> EXERCISE DIRECTIONS
Look for the string "this" in every line, and copy each line that has it.

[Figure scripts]
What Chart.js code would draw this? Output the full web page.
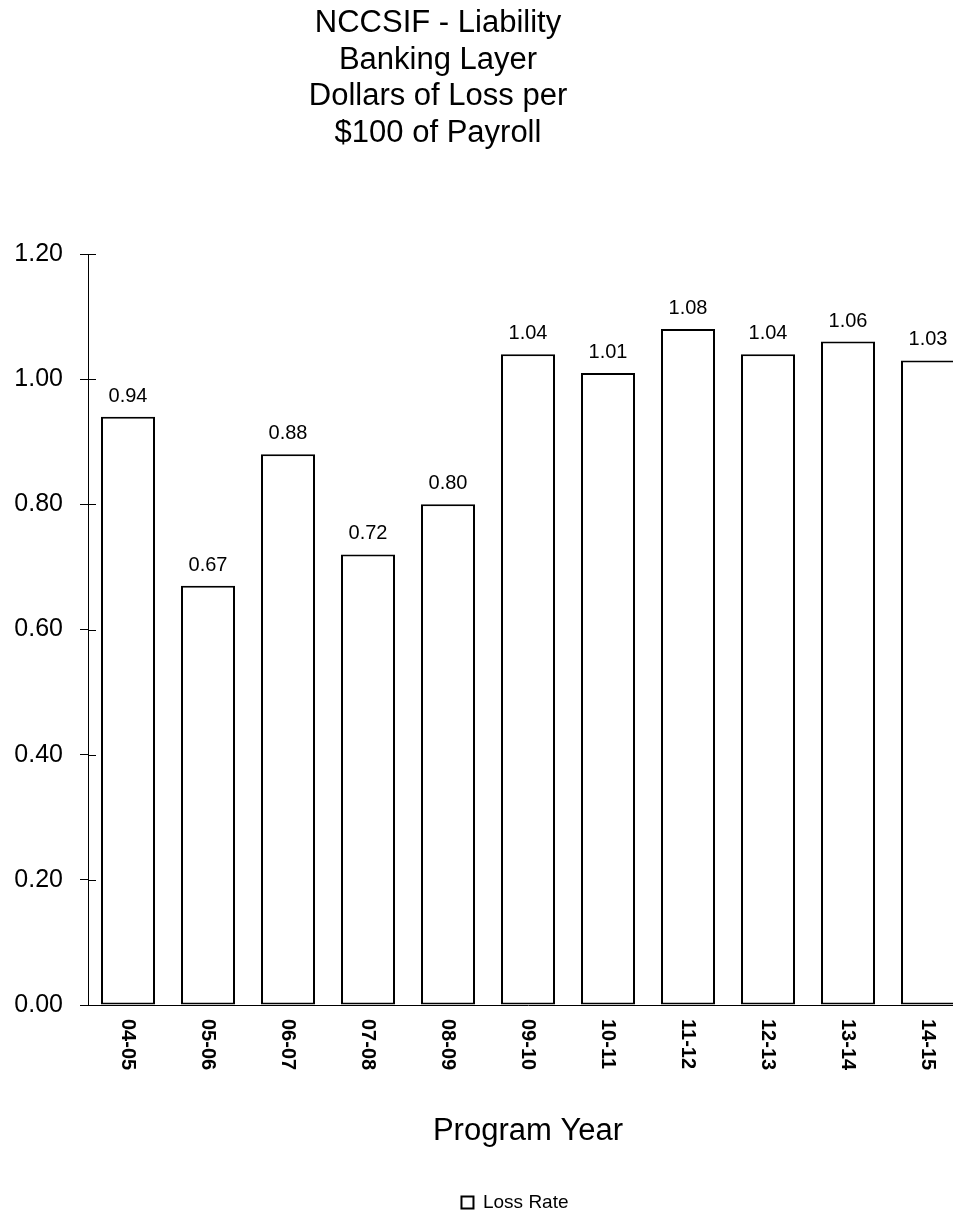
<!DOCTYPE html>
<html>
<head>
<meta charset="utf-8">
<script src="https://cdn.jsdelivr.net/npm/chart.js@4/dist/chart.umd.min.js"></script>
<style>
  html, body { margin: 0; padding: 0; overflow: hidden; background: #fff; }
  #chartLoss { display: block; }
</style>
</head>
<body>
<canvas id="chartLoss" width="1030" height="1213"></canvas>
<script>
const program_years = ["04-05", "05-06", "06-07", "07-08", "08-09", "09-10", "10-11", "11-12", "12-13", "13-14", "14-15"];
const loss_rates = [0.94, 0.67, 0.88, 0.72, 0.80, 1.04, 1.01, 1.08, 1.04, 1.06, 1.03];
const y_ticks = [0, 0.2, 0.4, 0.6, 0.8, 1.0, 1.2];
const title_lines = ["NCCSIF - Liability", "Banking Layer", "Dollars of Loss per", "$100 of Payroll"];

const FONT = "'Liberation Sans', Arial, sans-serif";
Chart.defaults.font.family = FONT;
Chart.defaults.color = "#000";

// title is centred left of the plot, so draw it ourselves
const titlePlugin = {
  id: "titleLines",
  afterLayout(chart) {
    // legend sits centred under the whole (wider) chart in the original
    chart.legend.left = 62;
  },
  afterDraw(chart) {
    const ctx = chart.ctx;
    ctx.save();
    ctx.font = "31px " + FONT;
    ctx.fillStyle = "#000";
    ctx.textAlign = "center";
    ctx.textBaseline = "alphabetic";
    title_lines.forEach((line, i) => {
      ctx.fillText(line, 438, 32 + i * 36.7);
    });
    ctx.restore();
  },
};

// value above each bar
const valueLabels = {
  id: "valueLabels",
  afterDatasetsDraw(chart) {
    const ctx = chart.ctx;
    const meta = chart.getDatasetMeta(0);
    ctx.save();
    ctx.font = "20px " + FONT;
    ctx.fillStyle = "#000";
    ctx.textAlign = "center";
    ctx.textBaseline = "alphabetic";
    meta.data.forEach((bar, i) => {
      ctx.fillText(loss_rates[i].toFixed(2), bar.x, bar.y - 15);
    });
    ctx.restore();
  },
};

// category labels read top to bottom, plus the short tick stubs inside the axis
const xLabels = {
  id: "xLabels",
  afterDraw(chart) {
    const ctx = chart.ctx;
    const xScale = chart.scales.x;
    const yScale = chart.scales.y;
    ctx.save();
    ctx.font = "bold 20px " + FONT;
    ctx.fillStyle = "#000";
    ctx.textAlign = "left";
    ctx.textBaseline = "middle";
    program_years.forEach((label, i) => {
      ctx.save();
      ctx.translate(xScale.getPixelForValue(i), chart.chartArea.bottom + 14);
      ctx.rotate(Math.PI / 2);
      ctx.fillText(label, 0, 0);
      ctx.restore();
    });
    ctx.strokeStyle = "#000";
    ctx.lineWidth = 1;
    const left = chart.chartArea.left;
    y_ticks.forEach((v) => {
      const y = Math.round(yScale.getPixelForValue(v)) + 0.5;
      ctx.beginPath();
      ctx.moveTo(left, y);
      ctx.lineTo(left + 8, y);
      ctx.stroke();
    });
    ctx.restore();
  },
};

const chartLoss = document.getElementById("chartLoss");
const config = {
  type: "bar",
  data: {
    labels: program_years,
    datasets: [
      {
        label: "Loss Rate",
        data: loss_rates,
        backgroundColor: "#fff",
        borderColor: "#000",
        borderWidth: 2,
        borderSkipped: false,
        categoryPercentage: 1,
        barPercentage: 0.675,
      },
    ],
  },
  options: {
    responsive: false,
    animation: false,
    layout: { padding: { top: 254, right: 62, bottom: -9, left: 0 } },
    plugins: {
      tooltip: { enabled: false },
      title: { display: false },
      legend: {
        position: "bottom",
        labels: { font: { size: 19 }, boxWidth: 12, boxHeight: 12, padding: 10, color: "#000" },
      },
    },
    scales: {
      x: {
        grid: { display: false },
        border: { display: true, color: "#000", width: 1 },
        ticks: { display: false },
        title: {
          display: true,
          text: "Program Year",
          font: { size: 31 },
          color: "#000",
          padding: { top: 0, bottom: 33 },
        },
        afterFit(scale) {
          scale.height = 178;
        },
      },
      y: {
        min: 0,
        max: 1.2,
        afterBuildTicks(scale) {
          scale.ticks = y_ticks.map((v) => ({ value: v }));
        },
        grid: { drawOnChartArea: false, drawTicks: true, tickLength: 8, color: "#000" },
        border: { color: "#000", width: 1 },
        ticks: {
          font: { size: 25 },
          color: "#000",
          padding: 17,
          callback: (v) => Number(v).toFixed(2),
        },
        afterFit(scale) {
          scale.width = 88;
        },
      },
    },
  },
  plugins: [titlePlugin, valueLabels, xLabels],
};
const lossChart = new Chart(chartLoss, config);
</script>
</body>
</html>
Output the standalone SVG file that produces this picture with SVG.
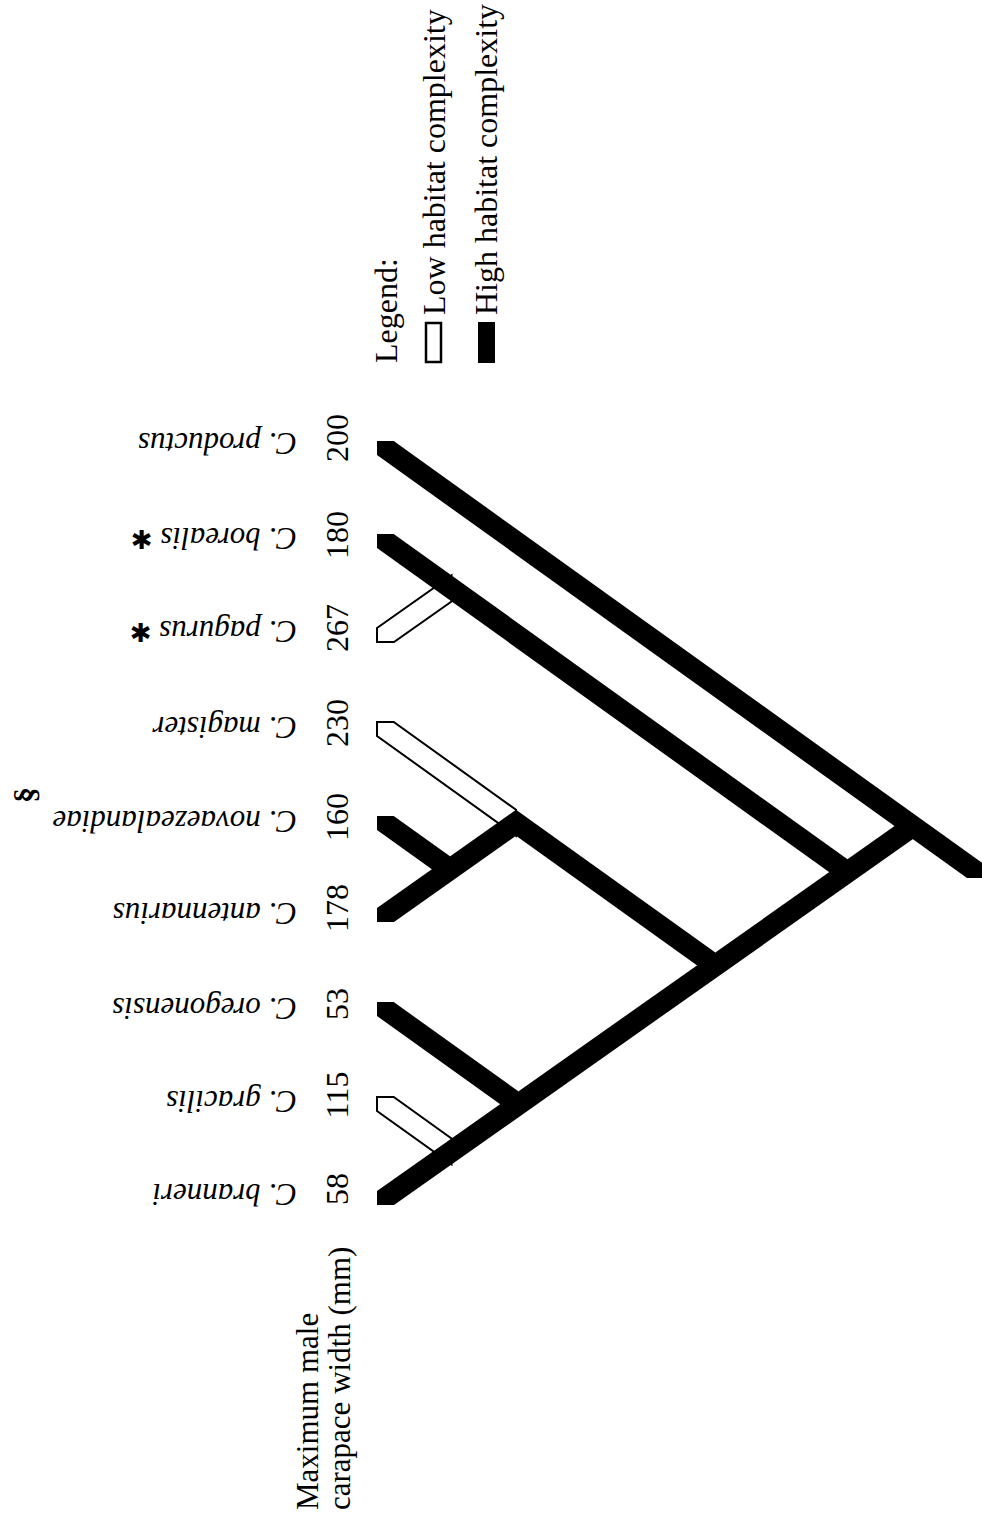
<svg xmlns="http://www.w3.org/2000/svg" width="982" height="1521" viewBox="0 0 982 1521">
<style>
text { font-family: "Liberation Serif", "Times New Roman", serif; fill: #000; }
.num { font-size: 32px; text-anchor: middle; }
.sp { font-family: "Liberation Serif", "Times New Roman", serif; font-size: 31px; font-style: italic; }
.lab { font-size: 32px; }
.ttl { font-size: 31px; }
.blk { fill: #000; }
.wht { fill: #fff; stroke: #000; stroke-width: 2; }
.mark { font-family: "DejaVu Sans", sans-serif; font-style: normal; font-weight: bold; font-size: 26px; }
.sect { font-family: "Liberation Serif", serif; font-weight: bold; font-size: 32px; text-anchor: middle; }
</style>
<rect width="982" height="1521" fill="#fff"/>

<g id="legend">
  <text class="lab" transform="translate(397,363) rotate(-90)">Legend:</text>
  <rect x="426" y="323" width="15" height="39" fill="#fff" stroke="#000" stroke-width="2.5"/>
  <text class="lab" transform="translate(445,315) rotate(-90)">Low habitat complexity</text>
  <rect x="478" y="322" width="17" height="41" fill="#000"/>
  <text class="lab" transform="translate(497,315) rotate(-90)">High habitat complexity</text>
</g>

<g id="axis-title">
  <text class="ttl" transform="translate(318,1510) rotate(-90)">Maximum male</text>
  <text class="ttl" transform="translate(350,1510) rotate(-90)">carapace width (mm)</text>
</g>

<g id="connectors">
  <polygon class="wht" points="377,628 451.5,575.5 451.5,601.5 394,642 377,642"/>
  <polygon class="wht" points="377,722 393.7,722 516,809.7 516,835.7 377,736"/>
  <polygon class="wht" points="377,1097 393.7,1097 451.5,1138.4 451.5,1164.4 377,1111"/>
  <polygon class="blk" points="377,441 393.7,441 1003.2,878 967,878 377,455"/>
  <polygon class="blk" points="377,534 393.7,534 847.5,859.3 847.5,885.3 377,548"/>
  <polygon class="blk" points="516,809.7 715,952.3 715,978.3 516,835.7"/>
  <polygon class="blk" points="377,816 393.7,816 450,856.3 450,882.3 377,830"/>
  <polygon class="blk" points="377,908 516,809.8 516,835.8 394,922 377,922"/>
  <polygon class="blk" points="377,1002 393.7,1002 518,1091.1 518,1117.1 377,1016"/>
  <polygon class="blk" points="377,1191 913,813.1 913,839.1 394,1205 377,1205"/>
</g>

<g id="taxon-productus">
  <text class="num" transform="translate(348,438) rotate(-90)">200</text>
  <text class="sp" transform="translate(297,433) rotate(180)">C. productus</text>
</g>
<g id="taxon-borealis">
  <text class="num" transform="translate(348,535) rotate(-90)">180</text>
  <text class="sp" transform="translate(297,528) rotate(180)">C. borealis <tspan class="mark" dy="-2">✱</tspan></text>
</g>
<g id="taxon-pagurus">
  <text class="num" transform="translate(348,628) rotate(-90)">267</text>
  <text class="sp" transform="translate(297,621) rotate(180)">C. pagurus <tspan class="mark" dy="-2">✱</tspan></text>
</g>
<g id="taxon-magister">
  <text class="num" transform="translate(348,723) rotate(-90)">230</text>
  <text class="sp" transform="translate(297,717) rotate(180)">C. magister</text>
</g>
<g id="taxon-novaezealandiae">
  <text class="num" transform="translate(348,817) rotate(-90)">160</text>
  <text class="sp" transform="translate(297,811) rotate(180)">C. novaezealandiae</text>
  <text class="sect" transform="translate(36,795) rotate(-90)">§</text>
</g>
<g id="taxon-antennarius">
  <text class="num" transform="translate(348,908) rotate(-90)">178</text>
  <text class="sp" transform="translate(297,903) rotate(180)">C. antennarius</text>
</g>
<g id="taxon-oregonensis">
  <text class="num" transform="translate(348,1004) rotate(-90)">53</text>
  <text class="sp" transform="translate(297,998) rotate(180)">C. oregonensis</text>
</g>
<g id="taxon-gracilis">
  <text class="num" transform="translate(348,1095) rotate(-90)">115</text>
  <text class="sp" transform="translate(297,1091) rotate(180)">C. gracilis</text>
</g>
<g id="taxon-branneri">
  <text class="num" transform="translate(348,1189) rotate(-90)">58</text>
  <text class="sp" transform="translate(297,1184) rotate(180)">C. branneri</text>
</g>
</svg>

> TASK OUTPUT
What Chart.js code would draw this? Output the full web page.
Output the standalone SVG file that produces this picture with SVG.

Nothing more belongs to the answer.